--- Dataset excerpt ---
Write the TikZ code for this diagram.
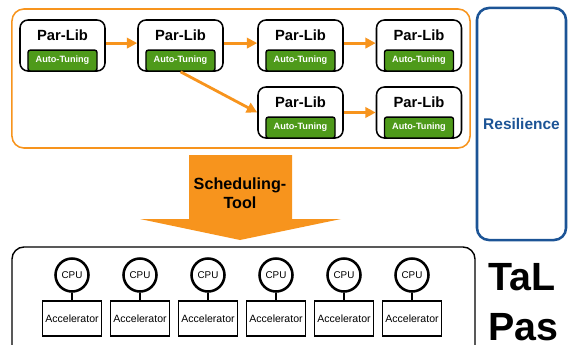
\documentclass[tikz,border=0pt]{standalone}
\usepackage{fontspec}
\setmainfont{Liberation Sans}
\usepackage{tikz}
\usetikzlibrary{arrows.meta,positioning,calc}

\definecolor{flowor}{RGB}{247,148,29}
\definecolor{tunegreen}{RGB}{78,154,26}
\definecolor{resblue}{RGB}{28,84,150}

\begin{document}
\begin{tikzpicture}[x=0.025cm, y=-0.025cm,
  libbox/.style={draw, line width=1.1pt, rounded corners=0.2cm, minimum width=2.125cm, minimum height=1.275cm, fill=white},
  libtitle/.style={font=\fontsize{10.5}{12}\selectfont\bfseries, anchor=base, inner sep=0pt},
  tunebox/.style={draw, line width=1pt, rounded corners=0.06cm, fill=tunegreen, text=white, font=\fontsize{6.5}{7}\selectfont\bfseries, minimum width=1.725cm, minimum height=0.525cm, inner sep=0pt, anchor=south},
  flow/.style={flowor, line width=2pt, -{Triangle[length=2.6mm,width=2.6mm]}},
  cpu/.style={draw, circle, line width=1.8pt, minimum size=0.825cm, inner sep=0pt, font=\fontsize{7}{8}\selectfont},
  accel/.style={draw, line width=0.8pt, minimum width=1.475cm, minimum height=0.875cm, inner sep=0pt, font=\fontsize{7.5}{8}\selectfont}]
  \useasboundingbox (0,0) rectangle (568,344);
  % ---- library group
  \node[draw=flowor, line width=1.1pt, rounded corners=0.3cm, minimum width=11.45cm, minimum height=3.475cm] (libgroup) at (241,78.5) {};
  \foreach \n/\x/\y in {1/62.5/45.5, 2/180.5/45.5, 3/300.5/45.5, 4/419/45.5, 5/300.5/112.5, 6/419/112.5} {
    \node[libbox] (lib\n) at (\x,\y) {};
    \node[libtitle] (title\n) at ([yshift=-0.54cm]lib\n.north) {Par-Lib};
    \node[tunebox] (tune\n) at (lib\n.south) {Auto-Tuning};
  }
  \draw[flow] ([yshift=0.06cm]lib1.east) -- ([yshift=0.06cm]lib2.west);
  \draw[flow] ([yshift=0.06cm]lib2.east) -- ([yshift=0.06cm]lib3.west);
  \draw[flow] ([yshift=0.06cm]lib3.east) -- ([yshift=0.06cm]lib4.west);
  \draw[flow] (lib2.south) -- (lib5.west);
  \draw[flow] (lib5.east) -- (lib6.west);
  % ---- resilience
  \node[draw=resblue, line width=1.8pt, rounded corners=0.3cm, minimum width=2.225cm, minimum height=5.8cm, text=resblue, font=\fontsize{11}{13}\selectfont\bfseries] (resil) at (521.5,124) {Resilience};
  % ---- scheduling tool
  \fill[flowor] (189,155) -- (292,155) -- (292,219) -- (341,219) -- (240,240) -- (140,219) -- (189,219) -- cycle;
  \node[font=\fontsize{11.5}{13.5}\selectfont\bfseries, align=center] (sched) at (240,193) {Scheduling-\\Tool};
  % ---- hardware
  \draw[line width=1pt, rounded corners=0.3cm] (12,247) rectangle (475,370);
  \foreach \i in {1,...,6} {
    \node[cpu] (cpu\i) at ({4+68*\i},275) {CPU};
    \node[accel] (acc\i) at ({4+68*\i},318.5) {Accelerator};
    \draw[line width=1pt] (cpu\i) -- (acc\i);
  }
  \node[anchor=base west, inner sep=0pt, font=\fontsize{28}{30}\selectfont\bfseries] (tal) at (488,290) {TaL};
  \node[anchor=base west, inner sep=0pt, font=\fontsize{28}{30}\selectfont\bfseries] (pas) at (488,340) {Pas};
\end{tikzpicture}
\end{document}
---
# What you are asked to do
Leave out the pictures and reproduce the rest of the listing exactly.

# Expected answer
Write the TikZ code for this diagram.
\documentclass[tikz,border=0pt]{standalone}
\usepackage{fontspec}
\setmainfont{Liberation Sans}
\usepackage{tikz}
\usetikzlibrary{arrows.meta,positioning,calc}

\definecolor{flowor}{RGB}{247,148,29}
\definecolor{tunegreen}{RGB}{78,154,26}
\definecolor{resblue}{RGB}{28,84,150}

\begin{document}
\begin{tikzpicture}[x=0.025cm, y=-0.025cm,
  libbox/.style={draw, line width=1.1pt, rounded corners=0.2cm, minimum width=2.125cm, minimum height=1.275cm, fill=white},
  libtitle/.style={font=\fontsize{10.5}{12}\selectfont\bfseries, anchor=base, inner sep=0pt},
  tunebox/.style={draw, line width=1pt, rounded corners=0.06cm, fill=tunegreen, text=white, font=\fontsize{6.5}{7}\selectfont\bfseries, minimum width=1.725cm, minimum height=0.525cm, inner sep=0pt, anchor=south},
  flow/.style={flowor, line width=2pt, -{Triangle[length=2.6mm,width=2.6mm]}},
  cpu/.style={draw, circle, line width=1.8pt, minimum size=0.825cm, inner sep=0pt, font=\fontsize{7}{8}\selectfont},
  accel/.style={draw, line width=0.8pt, minimum width=1.475cm, minimum height=0.875cm, inner sep=0pt, font=\fontsize{7.5}{8}\selectfont}]
  \useasboundingbox (0,0) rectangle (568,344);
  % ---- library group
  \node[draw=flowor, line width=1.1pt, rounded corners=0.3cm, minimum width=11.45cm, minimum height=3.475cm] (libgroup) at (241,78.5) {};
  \foreach \n/\x/\y in {1/62.5/45.5, 2/180.5/45.5, 3/300.5/45.5, 4/419/45.5, 5/300.5/112.5, 6/419/112.5} {
    \node[libbox] (lib\n) at (\x,\y) {};
    \node[libtitle] (title\n) at ([yshift=-0.54cm]lib\n.north) {Par-Lib};
    \node[tunebox] (tune\n) at (lib\n.south) {Auto-Tuning};
  }
  \draw[flow] ([yshift=0.06cm]lib1.east) -- ([yshift=0.06cm]lib2.west);
  \draw[flow] ([yshift=0.06cm]lib2.east) -- ([yshift=0.06cm]lib3.west);
  \draw[flow] ([yshift=0.06cm]lib3.east) -- ([yshift=0.06cm]lib4.west);
  \draw[flow] (lib2.south) -- (lib5.west);
  \draw[flow] (lib5.east) -- (lib6.west);
  % ---- resilience
  \node[draw=resblue, line width=1.8pt, rounded corners=0.3cm, minimum width=2.225cm, minimum height=5.8cm, text=resblue, font=\fontsize{11}{13}\selectfont\bfseries] (resil) at (521.5,124) {Resilience};
  % ---- scheduling tool
  \fill[flowor] (189,155) -- (292,155) -- (292,219) -- (341,219) -- (240,240) -- (140,219) -- (189,219) -- cycle;
  \node[font=\fontsize{11.5}{13.5}\selectfont\bfseries, align=center] (sched) at (240,193) {Scheduling-\\Tool};
  % ---- hardware
  \draw[line width=1pt, rounded corners=0.3cm] (12,247) rectangle (475,370);
  \foreach \i in {1,...,6} {
    \node[cpu] (cpu\i) at ({4+68*\i},275) {CPU};
    \node[accel] (acc\i) at ({4+68*\i},318.5) {Accelerator};
    \draw[line width=1pt] (cpu\i) -- (acc\i);
  }
  \node[anchor=base west, inner sep=0pt, font=\fontsize{28}{30}\selectfont\bfseries] (tal) at (488,290) {TaL};
  \node[anchor=base west, inner sep=0pt, font=\fontsize{28}{30}\selectfont\bfseries] (pas) at (488,340) {Pas};
\end{tikzpicture}
\end{document}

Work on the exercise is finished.